◆ **Brief**: Your task is to give the listing below back word for word, pictures excluded.

◆ **Material**:
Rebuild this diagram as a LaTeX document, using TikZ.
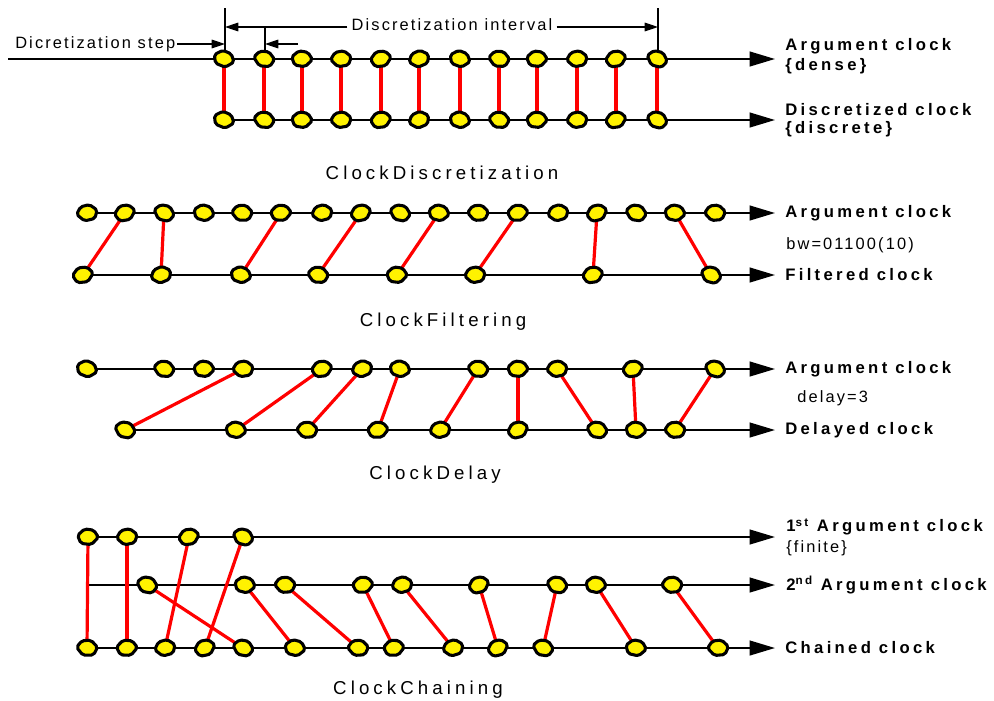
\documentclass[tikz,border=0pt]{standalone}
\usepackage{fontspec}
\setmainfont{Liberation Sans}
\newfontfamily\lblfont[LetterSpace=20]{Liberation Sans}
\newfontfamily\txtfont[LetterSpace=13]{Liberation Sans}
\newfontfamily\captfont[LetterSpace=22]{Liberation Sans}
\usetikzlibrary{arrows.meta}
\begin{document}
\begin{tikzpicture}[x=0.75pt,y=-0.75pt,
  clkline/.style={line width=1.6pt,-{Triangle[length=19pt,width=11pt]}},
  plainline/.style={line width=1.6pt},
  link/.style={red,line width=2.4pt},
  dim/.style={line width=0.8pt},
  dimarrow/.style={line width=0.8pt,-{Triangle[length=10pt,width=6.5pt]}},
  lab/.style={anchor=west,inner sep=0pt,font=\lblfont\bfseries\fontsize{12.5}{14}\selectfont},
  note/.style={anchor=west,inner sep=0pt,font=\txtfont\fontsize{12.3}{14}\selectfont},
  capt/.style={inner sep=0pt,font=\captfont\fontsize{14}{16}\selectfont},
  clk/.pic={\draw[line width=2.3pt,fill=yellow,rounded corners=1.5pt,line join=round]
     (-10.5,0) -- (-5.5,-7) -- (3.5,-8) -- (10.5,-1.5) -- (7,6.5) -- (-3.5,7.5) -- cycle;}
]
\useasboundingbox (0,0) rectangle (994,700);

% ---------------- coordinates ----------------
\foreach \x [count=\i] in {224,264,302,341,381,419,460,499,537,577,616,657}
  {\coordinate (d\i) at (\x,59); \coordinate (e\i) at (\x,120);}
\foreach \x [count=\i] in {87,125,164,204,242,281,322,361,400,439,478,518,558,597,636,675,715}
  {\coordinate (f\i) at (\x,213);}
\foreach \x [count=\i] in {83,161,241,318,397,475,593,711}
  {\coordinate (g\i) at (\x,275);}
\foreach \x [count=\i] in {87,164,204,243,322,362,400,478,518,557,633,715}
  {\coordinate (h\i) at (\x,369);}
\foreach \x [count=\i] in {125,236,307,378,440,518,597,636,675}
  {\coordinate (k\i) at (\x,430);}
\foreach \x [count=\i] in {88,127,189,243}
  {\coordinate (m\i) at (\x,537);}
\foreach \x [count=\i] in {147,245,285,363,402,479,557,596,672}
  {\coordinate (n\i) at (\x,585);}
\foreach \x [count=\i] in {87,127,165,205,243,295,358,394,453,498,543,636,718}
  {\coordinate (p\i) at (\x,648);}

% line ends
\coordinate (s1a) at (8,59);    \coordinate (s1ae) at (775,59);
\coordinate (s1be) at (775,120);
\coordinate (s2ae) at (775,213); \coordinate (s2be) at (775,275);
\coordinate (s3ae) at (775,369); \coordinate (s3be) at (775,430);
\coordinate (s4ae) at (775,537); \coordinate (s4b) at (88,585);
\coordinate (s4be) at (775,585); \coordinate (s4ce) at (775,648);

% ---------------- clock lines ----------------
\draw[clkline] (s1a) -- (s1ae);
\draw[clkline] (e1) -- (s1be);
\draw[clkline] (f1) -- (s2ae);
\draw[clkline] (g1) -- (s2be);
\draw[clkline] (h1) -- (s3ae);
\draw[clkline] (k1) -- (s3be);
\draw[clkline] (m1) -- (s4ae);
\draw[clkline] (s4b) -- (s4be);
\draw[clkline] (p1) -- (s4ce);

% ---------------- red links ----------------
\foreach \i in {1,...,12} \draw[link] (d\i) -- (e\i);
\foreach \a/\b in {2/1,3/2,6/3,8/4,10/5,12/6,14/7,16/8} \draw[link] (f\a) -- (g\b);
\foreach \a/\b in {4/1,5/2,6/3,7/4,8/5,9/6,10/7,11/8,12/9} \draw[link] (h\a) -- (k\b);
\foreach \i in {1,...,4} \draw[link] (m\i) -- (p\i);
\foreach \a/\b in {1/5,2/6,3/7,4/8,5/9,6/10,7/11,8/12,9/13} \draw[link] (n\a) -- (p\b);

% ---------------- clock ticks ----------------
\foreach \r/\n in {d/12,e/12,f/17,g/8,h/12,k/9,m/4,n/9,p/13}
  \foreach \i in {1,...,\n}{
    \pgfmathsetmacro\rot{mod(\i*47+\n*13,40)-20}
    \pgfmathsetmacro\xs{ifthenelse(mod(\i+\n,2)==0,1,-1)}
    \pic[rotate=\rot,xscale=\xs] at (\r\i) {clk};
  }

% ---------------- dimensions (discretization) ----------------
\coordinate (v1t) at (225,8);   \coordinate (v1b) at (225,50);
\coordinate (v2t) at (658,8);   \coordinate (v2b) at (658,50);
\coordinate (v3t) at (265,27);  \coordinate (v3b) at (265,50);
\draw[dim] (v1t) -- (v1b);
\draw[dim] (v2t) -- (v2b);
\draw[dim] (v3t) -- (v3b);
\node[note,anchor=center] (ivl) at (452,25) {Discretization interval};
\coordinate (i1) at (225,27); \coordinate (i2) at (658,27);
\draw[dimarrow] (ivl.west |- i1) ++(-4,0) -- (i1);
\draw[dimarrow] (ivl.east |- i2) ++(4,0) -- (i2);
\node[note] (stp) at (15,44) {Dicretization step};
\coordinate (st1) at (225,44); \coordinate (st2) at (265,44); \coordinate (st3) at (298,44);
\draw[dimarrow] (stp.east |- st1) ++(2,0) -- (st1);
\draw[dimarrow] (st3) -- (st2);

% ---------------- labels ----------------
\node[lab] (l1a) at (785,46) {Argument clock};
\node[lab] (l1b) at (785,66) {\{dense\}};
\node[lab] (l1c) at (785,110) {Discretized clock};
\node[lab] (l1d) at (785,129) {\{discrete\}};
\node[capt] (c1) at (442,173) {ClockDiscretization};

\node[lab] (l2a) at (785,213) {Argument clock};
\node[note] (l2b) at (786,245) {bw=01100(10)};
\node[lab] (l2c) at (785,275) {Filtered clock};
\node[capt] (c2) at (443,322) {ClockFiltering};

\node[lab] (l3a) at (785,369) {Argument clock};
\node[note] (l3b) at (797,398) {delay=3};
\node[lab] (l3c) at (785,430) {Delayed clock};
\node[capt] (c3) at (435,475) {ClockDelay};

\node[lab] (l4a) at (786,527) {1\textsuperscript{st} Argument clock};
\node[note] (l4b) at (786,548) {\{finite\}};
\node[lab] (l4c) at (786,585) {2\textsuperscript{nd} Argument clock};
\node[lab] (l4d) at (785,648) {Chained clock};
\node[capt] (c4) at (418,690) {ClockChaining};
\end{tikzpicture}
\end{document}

◆ **Solution for this exercise**:
Rebuild this diagram as a LaTeX document, using TikZ.
\documentclass[tikz,border=0pt]{standalone}
\usepackage{fontspec}
\setmainfont{Liberation Sans}
\newfontfamily\lblfont[LetterSpace=20]{Liberation Sans}
\newfontfamily\txtfont[LetterSpace=13]{Liberation Sans}
\newfontfamily\captfont[LetterSpace=22]{Liberation Sans}
\usetikzlibrary{arrows.meta}
\begin{document}
\begin{tikzpicture}[x=0.75pt,y=-0.75pt,
  clkline/.style={line width=1.6pt,-{Triangle[length=19pt,width=11pt]}},
  plainline/.style={line width=1.6pt},
  link/.style={red,line width=2.4pt},
  dim/.style={line width=0.8pt},
  dimarrow/.style={line width=0.8pt,-{Triangle[length=10pt,width=6.5pt]}},
  lab/.style={anchor=west,inner sep=0pt,font=\lblfont\bfseries\fontsize{12.5}{14}\selectfont},
  note/.style={anchor=west,inner sep=0pt,font=\txtfont\fontsize{12.3}{14}\selectfont},
  capt/.style={inner sep=0pt,font=\captfont\fontsize{14}{16}\selectfont},
  clk/.pic={\draw[line width=2.3pt,fill=yellow,rounded corners=1.5pt,line join=round]
     (-10.5,0) -- (-5.5,-7) -- (3.5,-8) -- (10.5,-1.5) -- (7,6.5) -- (-3.5,7.5) -- cycle;}
]
\useasboundingbox (0,0) rectangle (994,700);

% ---------------- coordinates ----------------
\foreach \x [count=\i] in {224,264,302,341,381,419,460,499,537,577,616,657}
  {\coordinate (d\i) at (\x,59); \coordinate (e\i) at (\x,120);}
\foreach \x [count=\i] in {87,125,164,204,242,281,322,361,400,439,478,518,558,597,636,675,715}
  {\coordinate (f\i) at (\x,213);}
\foreach \x [count=\i] in {83,161,241,318,397,475,593,711}
  {\coordinate (g\i) at (\x,275);}
\foreach \x [count=\i] in {87,164,204,243,322,362,400,478,518,557,633,715}
  {\coordinate (h\i) at (\x,369);}
\foreach \x [count=\i] in {125,236,307,378,440,518,597,636,675}
  {\coordinate (k\i) at (\x,430);}
\foreach \x [count=\i] in {88,127,189,243}
  {\coordinate (m\i) at (\x,537);}
\foreach \x [count=\i] in {147,245,285,363,402,479,557,596,672}
  {\coordinate (n\i) at (\x,585);}
\foreach \x [count=\i] in {87,127,165,205,243,295,358,394,453,498,543,636,718}
  {\coordinate (p\i) at (\x,648);}

% line ends
\coordinate (s1a) at (8,59);    \coordinate (s1ae) at (775,59);
\coordinate (s1be) at (775,120);
\coordinate (s2ae) at (775,213); \coordinate (s2be) at (775,275);
\coordinate (s3ae) at (775,369); \coordinate (s3be) at (775,430);
\coordinate (s4ae) at (775,537); \coordinate (s4b) at (88,585);
\coordinate (s4be) at (775,585); \coordinate (s4ce) at (775,648);

% ---------------- clock lines ----------------
\draw[clkline] (s1a) -- (s1ae);
\draw[clkline] (e1) -- (s1be);
\draw[clkline] (f1) -- (s2ae);
\draw[clkline] (g1) -- (s2be);
\draw[clkline] (h1) -- (s3ae);
\draw[clkline] (k1) -- (s3be);
\draw[clkline] (m1) -- (s4ae);
\draw[clkline] (s4b) -- (s4be);
\draw[clkline] (p1) -- (s4ce);

% ---------------- red links ----------------
\foreach \i in {1,...,12} \draw[link] (d\i) -- (e\i);
\foreach \a/\b in {2/1,3/2,6/3,8/4,10/5,12/6,14/7,16/8} \draw[link] (f\a) -- (g\b);
\foreach \a/\b in {4/1,5/2,6/3,7/4,8/5,9/6,10/7,11/8,12/9} \draw[link] (h\a) -- (k\b);
\foreach \i in {1,...,4} \draw[link] (m\i) -- (p\i);
\foreach \a/\b in {1/5,2/6,3/7,4/8,5/9,6/10,7/11,8/12,9/13} \draw[link] (n\a) -- (p\b);

% ---------------- clock ticks ----------------
\foreach \r/\n in {d/12,e/12,f/17,g/8,h/12,k/9,m/4,n/9,p/13}
  \foreach \i in {1,...,\n}{
    \pgfmathsetmacro\rot{mod(\i*47+\n*13,40)-20}
    \pgfmathsetmacro\xs{ifthenelse(mod(\i+\n,2)==0,1,-1)}
    \pic[rotate=\rot,xscale=\xs] at (\r\i) {clk};
  }

% ---------------- dimensions (discretization) ----------------
\coordinate (v1t) at (225,8);   \coordinate (v1b) at (225,50);
\coordinate (v2t) at (658,8);   \coordinate (v2b) at (658,50);
\coordinate (v3t) at (265,27);  \coordinate (v3b) at (265,50);
\draw[dim] (v1t) -- (v1b);
\draw[dim] (v2t) -- (v2b);
\draw[dim] (v3t) -- (v3b);
\node[note,anchor=center] (ivl) at (452,25) {Discretization interval};
\coordinate (i1) at (225,27); \coordinate (i2) at (658,27);
\draw[dimarrow] (ivl.west |- i1) ++(-4,0) -- (i1);
\draw[dimarrow] (ivl.east |- i2) ++(4,0) -- (i2);
\node[note] (stp) at (15,44) {Dicretization step};
\coordinate (st1) at (225,44); \coordinate (st2) at (265,44); \coordinate (st3) at (298,44);
\draw[dimarrow] (stp.east |- st1) ++(2,0) -- (st1);
\draw[dimarrow] (st3) -- (st2);

% ---------------- labels ----------------
\node[lab] (l1a) at (785,46) {Argument clock};
\node[lab] (l1b) at (785,66) {\{dense\}};
\node[lab] (l1c) at (785,110) {Discretized clock};
\node[lab] (l1d) at (785,129) {\{discrete\}};
\node[capt] (c1) at (442,173) {ClockDiscretization};

\node[lab] (l2a) at (785,213) {Argument clock};
\node[note] (l2b) at (786,245) {bw=01100(10)};
\node[lab] (l2c) at (785,275) {Filtered clock};
\node[capt] (c2) at (443,322) {ClockFiltering};

\node[lab] (l3a) at (785,369) {Argument clock};
\node[note] (l3b) at (797,398) {delay=3};
\node[lab] (l3c) at (785,430) {Delayed clock};
\node[capt] (c3) at (435,475) {ClockDelay};

\node[lab] (l4a) at (786,527) {1\textsuperscript{st} Argument clock};
\node[note] (l4b) at (786,548) {\{finite\}};
\node[lab] (l4c) at (786,585) {2\textsuperscript{nd} Argument clock};
\node[lab] (l4d) at (785,648) {Chained clock};
\node[capt] (c4) at (418,690) {ClockChaining};
\end{tikzpicture}
\end{document}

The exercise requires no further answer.